Missouri judges will have new information to help them determine the appropriate sentence for criminals. The Sentencing Advisory Commission helped develop a new system, which will begin in November, which will provide judges with not only people's criminal past but also how likely they are to commit new crimes and what sentences other judges in the state are ordering for people in similar situations.
Supreme Court Chief Justice Michael Wolff said he hopes the new sentencing reports will direct more people into community programs, rather than to a limited number of state prison beds.
The system measures a person's risk of committing another criminal act using statistical models developed by parole officials that consider past crimes but also lifestyle factors such as whether there was drug or alcohol abuse, the level of education and employment history.
The new system also provides a Web site that judges, attorneys or anyone else can use to see what a recommended sentence would be for an individual with a certain crime and a particular background. That could prove helpful when prosecutors and defendants are working out plea agreements. It also explains how long someone who is sentenced to prison is likely to spend behind bars before being released on parole.

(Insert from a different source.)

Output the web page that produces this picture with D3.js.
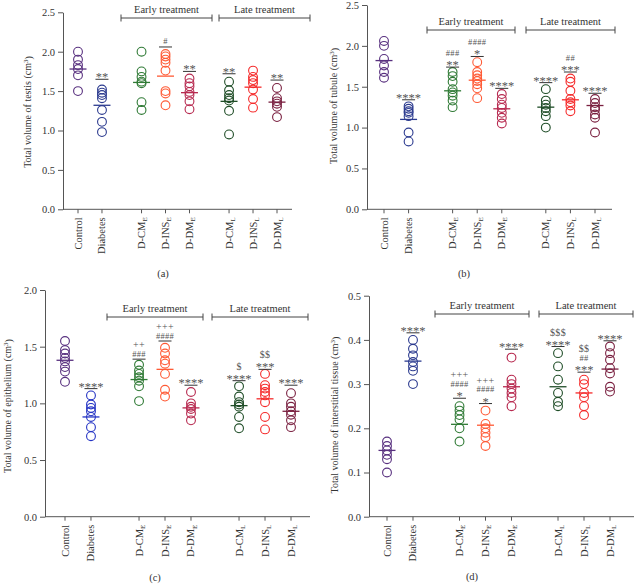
<!DOCTYPE html>
<html>
<head>
<meta charset="utf-8">
<script src="https://cdn.jsdelivr.net/npm/d3@7"></script>
<style>
  body { margin: 0; background: #fff; }
  svg { display: block; font-family: "Liberation Serif", "DejaVu Serif", serif; }
</style>
</head>
<body>
<svg id="chart" width="634" height="585"></svg>
<script>
// groups on the x axis
var groupNames = ["Control", "Diabetes", "D-CM", "D-INS", "D-DM", "D-CM", "D-INS", "D-DM"];
var groupSubs = ["", "", "E", "E", "E", "L", "L", "L"];
var groupBlock = [0, 0, 1, 1, 1, 2, 2, 2];
var groupColors = ["#58307f", "#2b3a8f", "#2f7a35", "#ff5a35", "#b7294f", "#1f4d27", "#f52a2a", "#7a2040"];

// (a) testis
var testisValues = [
  [2.0, 1.9, 1.83, 1.78, 1.7, 1.5],
  [1.52, 1.48, 1.45, 1.41, 1.26, 1.11, 0.98],
  [2.0, 1.75, 1.68, 1.62, 1.6, 1.36, 1.26],
  [1.97, 1.94, 1.9, 1.86, 1.76, 1.5, 1.47, 1.32],
  [1.66, 1.6, 1.56, 1.49, 1.45, 1.37, 1.27],
  [1.62, 1.51, 1.45, 1.41, 1.38, 1.25, 0.95],
  [1.76, 1.68, 1.64, 1.6, 1.52, 1.4, 1.29],
  [1.54, 1.41, 1.37, 1.34, 1.3, 1.17]
];
var testisMeans = [1.78, 1.32, 1.61, 1.69, 1.48, 1.37, 1.55, 1.36];
var testisSigAt = [null, 1.65, null, 2.06, 1.75, 1.72, null, 1.64];
var testisSigText = [[], ["**"], [], ["#"], ["**"], ["**"], [], ["**"]];

// (b) tubule
var tubuleValues = [
  [2.06, 2.0, 1.84, 1.76, 1.68, 1.61],
  [1.26, 1.23, 1.2, 1.18, 1.14, 0.94, 0.83],
  [1.68, 1.63, 1.56, 1.47, 1.43, 1.39, 1.33, 1.25],
  [1.8, 1.68, 1.64, 1.6, 1.57, 1.53, 1.48, 1.36],
  [1.41, 1.35, 1.28, 1.24, 1.18, 1.12, 1.05],
  [1.47, 1.33, 1.28, 1.24, 1.2, 1.14, 1.0],
  [1.6, 1.56, 1.45, 1.35, 1.31, 1.27, 1.2],
  [1.35, 1.3, 1.25, 1.22, 1.16, 1.12, 0.94]
];
var tubuleMeans = [1.82, 1.1, 1.45, 1.58, 1.23, 1.25, 1.34, 1.27];
var tubuleSigAt = [null, 1.34, 1.74, 1.87, 1.48, 1.55, 1.68, 1.42];
var tubuleSigText = [[], ["****"], ["**", "###"], ["*", "####"], ["****"], ["****"], ["***", "##"], ["****"]];

// (c) epithelium
var epitheliumValues = [
  [1.55, 1.47, 1.44, 1.4, 1.37, 1.32, 1.28, 1.19],
  [1.07, 0.99, 0.96, 0.93, 0.88, 0.79, 0.71],
  [1.34, 1.29, 1.26, 1.23, 1.2, 1.15, 1.02],
  [1.49, 1.44, 1.38, 1.35, 1.26, 1.12, 1.06],
  [1.1, 1.0, 0.97, 0.95, 0.91, 0.85],
  [1.15, 1.06, 1.01, 0.99, 0.97, 0.88, 0.78],
  [1.26, 1.16, 1.13, 1.1, 1.07, 1.01, 0.88, 0.77],
  [1.09, 1.0, 0.97, 0.93, 0.9, 0.85, 0.79]
];
var epitheliumMeans = [1.38, 0.88, 1.21, 1.30, 0.96, 0.98, 1.04, 0.93];
var epitheliumSigAt = [null, 1.13, 1.39, 1.55, 1.16, 1.2, 1.3, 1.16];
var epitheliumSigText = [[], ["****"], ["###", "++"], ["####", "+++"], ["****"], ["****", "$"], ["***", "$$"], ["****"]];

// (d) interstitial tissue
var interstitialValues = [
  [0.17, 0.16, 0.15, 0.14, 0.13, 0.10],
  [0.40, 0.38, 0.365, 0.35, 0.34, 0.33, 0.30],
  [0.25, 0.24, 0.23, 0.22, 0.20, 0.17],
  [0.24, 0.21, 0.20, 0.19, 0.18, 0.16],
  [0.36, 0.31, 0.30, 0.29, 0.28, 0.27, 0.25],
  [0.37, 0.34, 0.31, 0.28, 0.26, 0.25],
  [0.31, 0.30, 0.28, 0.27, 0.25, 0.23],
  [0.385, 0.37, 0.355, 0.336, 0.324, 0.294, 0.283]
];
var interstitialMeans = [0.15, 0.352, 0.209, 0.207, 0.294, 0.294, 0.28, 0.334];
var interstitialSigAt = [null, 0.416, 0.268, 0.256, 0.379, 0.385, 0.327, 0.398];
var interstitialSigText = [[], ["****"], ["*", "####", "+++"], ["*", "####", "+++"], ["****"], ["****", "$$$"], ["***", "##", "$$"], ["****"]];

var svg = d3.select("#chart");

// vertical nudge so each symbol row sits centred where it should
function glyphShift(s) {
  if (s[0] == "*") return 7.5;
  if (s[0] == "#") return 3;
  if (s[0] == "+") return 3.5;
  return 3.5;
}
function glyphSize(s) {
  if (s[0] == "*") return 12.5;
  if (s[0] == "#") return 8.5;
  return 10;
}

function drawPanel(p) {
  var g = svg.append("g");

  // y scale
  var y = d3.scaleLinear().domain([0, p.yMax]).range([p.y0, p.yTop]);

  // x: slot index with gaps between the blocks
  var slots = groupNames.map((d, i) => i + groupBlock[i] * p.gap);
  var x = d3.scaleLinear().domain([0, 7 + 2 * p.gap]).range([p.xFirst, p.xLast]);

  // y axis
  var yAxis = g.append("g")
    .attr("transform", "translate(" + p.axisX + ",0)")
    .call(d3.axisLeft(y).tickValues(p.yTicks).tickFormat(d3.format(".1f")).tickSize(5).tickSizeOuter(0).tickPadding(3));
  yAxis.select(".domain").attr("stroke", "#555");
  yAxis.selectAll(".tick line").attr("stroke", "#555");
  yAxis.selectAll(".tick text")
    .attr("fill", "#333")
    .style("font-family", "Liberation Serif")
    .style("font-size", "10.5px");

  // x axis line + ticks
  g.append("line")
    .attr("x1", p.axisX).attr("x2", p.axisRight)
    .attr("y1", p.y0).attr("y2", p.y0)
    .attr("stroke", "#555");
  g.selectAll(".xtick")
    .data(slots)
    .enter()
    .append("line")
    .attr("x1", d => x(d)).attr("x2", d => x(d))
    .attr("y1", p.y0).attr("y2", p.y0 + 4)
    .attr("stroke", "#555");

  // rotated x labels
  var xl = g.selectAll(".xlab")
    .data(groupNames)
    .enter()
    .append("text")
    .attr("transform", (d, i) => "translate(" + (x(slots[i]) + 3.5) + "," + (p.y0 + 8) + ") rotate(-90)")
    .attr("text-anchor", "end")
    .attr("fill", "#333")
    .style("font-size", "10.5px");
  xl.append("tspan").text(d => d);
  xl.append("tspan")
    .attr("dy", "0.3em")
    .style("font-size", "7px")
    .text((d, i) => groupSubs[i]);

  // y axis title
  var title = g.append("text")
    .attr("transform", "translate(" + p.titleX + "," + p.titleY + ") rotate(-90)")
    .attr("text-anchor", "middle")
    .attr("fill", "#333")
    .style("font-size", "10px");
  title.append("tspan").text(p.title + " (cm");
  title.append("tspan").attr("dy", "-0.4em").style("font-size", "7px").text("3");
  title.append("tspan").attr("dy", "0.4em").text(")");

  // brackets
  p.brackets.forEach(function (b) {
    g.append("line")
      .attr("x1", b[0]).attr("x2", b[1])
      .attr("y1", p.bracketY).attr("y2", p.bracketY)
      .attr("stroke", "#444");
    [b[0], b[1]].forEach(function (bx) {
      g.append("line")
        .attr("x1", bx).attr("x2", bx)
        .attr("y1", p.bracketY - 3.5).attr("y2", p.bracketY + 3.5)
        .attr("stroke", "#444");
    });
    g.append("text")
      .attr("x", (b[0] + b[1]) / 2)
      .attr("y", p.bracketY - 5)
      .attr("text-anchor", "middle")
      .attr("fill", "#333")
      .style("font-size", "10.5px")
      .text(b[2]);
  });

  // points
  p.values.forEach(function (vals, i) {
    g.selectAll(null)
      .data(vals)
      .enter()
      .append("circle")
      .attr("cx", x(slots[i]))
      .attr("cy", d => y(d))
      .attr("r", 4.4)
      .attr("fill", "none")
      .attr("stroke", p.colors[i])
      .attr("stroke-width", 1.1);
  });

  // mean lines
  g.selectAll(".mean")
    .data(p.means)
    .enter()
    .append("line")
    .attr("x1", (d, i) => x(slots[i]) - 8.5)
    .attr("x2", (d, i) => x(slots[i]) + 8.5)
    .attr("y1", d => y(d)).attr("y2", d => y(d))
    .attr("stroke", (d, i) => p.colors[i])
    .attr("stroke-width", 1.3);

  // significance marks
  p.sigAt.forEach(function (v, i) {
    if (v == null) return;
    var cx = x(slots[i]);
    var ly = y(v);
    g.append("line")
      .attr("x1", cx - 6.5).attr("x2", cx + 6.5)
      .attr("y1", ly).attr("y2", ly)
      .attr("stroke", "#333");
    p.sigText[i].forEach(function (s, k) {
      var c = ly - 5.5 - k * 9;
      g.append("text")
        .attr("x", cx)
        .attr("y", c + glyphShift(s))
        .attr("text-anchor", "middle")
        .attr("fill", "#555")
        .style("font-size", glyphSize(s) + "px")
        .style("letter-spacing", s[0] == "*" ? "0px" : "0.3px")
        .text(s);
    });
  });

  // panel letter
  g.append("text")
    .attr("x", p.labelX).attr("y", p.labelY)
    .attr("text-anchor", "middle")
    .attr("fill", "#333")
    .style("font-size", "10.5px")
    .text(p.label);
}

var colorsC = groupColors.slice();
colorsC[1] = "#2433c4";

drawPanel({
  values: testisValues, means: testisMeans, sigAt: testisSigAt, sigText: testisSigText,
  colors: groupColors, title: "Total volume of testis",
  yMax: 2.5, yTicks: [0, 0.5, 1, 1.5, 2, 2.5], y0: 209.3, yTop: 12.3,
  axisX: 63, axisRight: 292, xFirst: 78, xLast: 277, gap: 0.65,
  brackets: [[121, 212, "Early treatment"], [219, 310, "Late treatment"]], bracketY: 18,
  titleX: 31, titleY: 112, label: "(a)", labelX: 163, labelY: 277
});
drawPanel({
  values: tubuleValues, means: tubuleMeans, sigAt: tubuleSigAt, sigText: tubuleSigText,
  colors: groupColors, title: "Total volume of tubule",
  yMax: 2.5, yTicks: [0, 0.5, 1, 1.5, 2, 2.5], y0: 209.3, yTop: 5,
  axisX: 367, axisRight: 612, xFirst: 384, xLast: 595, gap: 0.79,
  brackets: [[427, 515, "Early treatment"], [526, 615, "Late treatment"]], bracketY: 30,
  titleX: 337, titleY: 106, label: "(b)", labelX: 464, labelY: 277
});
drawPanel({
  values: epitheliumValues, means: epitheliumMeans, sigAt: epitheliumSigAt, sigText: epitheliumSigText,
  colors: colorsC, title: "Total volume of epithelium",
  yMax: 2.0, yTicks: [0, 0.5, 1, 1.5, 2], y0: 516.7, yTop: 290,
  axisX: 45, axisRight: 310, xFirst: 65, xLast: 291, gap: 0.85,
  brackets: [[107, 203, "Early treatment"], [212, 308, "Late treatment"]], bracketY: 317,
  titleX: 11, titleY: 406, label: "(c)", labelX: 155, labelY: 581
});
drawPanel({
  values: interstitialValues, means: interstitialMeans, sigAt: interstitialSigAt, sigText: interstitialSigText,
  colors: groupColors, title: "Total volume of interstitial tissue",
  yMax: 0.5, yTicks: [0, 0.1, 0.2, 0.3, 0.4, 0.5], y0: 516.7, yTop: 295.7,
  axisX: 369, axisRight: 634, xFirst: 387, xLast: 610, gap: 0.79,
  brackets: [[435, 529, "Early treatment"], [539, 633, "Late treatment"]], bracketY: 314,
  titleX: 338, titleY: 415, label: "(d)", labelX: 472, labelY: 580
});
</script>
</body>
</html>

The new guidelines still give judges the final say, but Wolff said the additional information should help them better know what services are available within and beyond state prisons, including from private and religious groups.
"This is based on trial court discretion," he said. "If you give judges good information, they will make good decisions."
Clay County Circuit Judge Larry Harman said the reports should provide useful information, especially by spelling out community programs a person may benefit from and whether space is available in them, but he questioned whether they would lead to more comparable sentences statewide.
"There is merit in the concept of some system of uniformity," he said. "However, I also acknowledge and respect that a community standard for a particular offender may be different in a rural, out-state community" than in the Kansas City or St. Louis area.
Still, he said, judges found the old reports valuable, and he hoped the new ones would help them make good decisions.
"I want as much information as I can possibly get when I sentence somebody," he said.
Stuart Huffman, a defense attorney in Springfield, said the new reports are "a mixed blessing." He said they don't appear to give judges as detailed of information about a person's history, but do offer more explanation of all programs available to help criminals re-enter society, rather than just a particular one that a parole officer might recommend.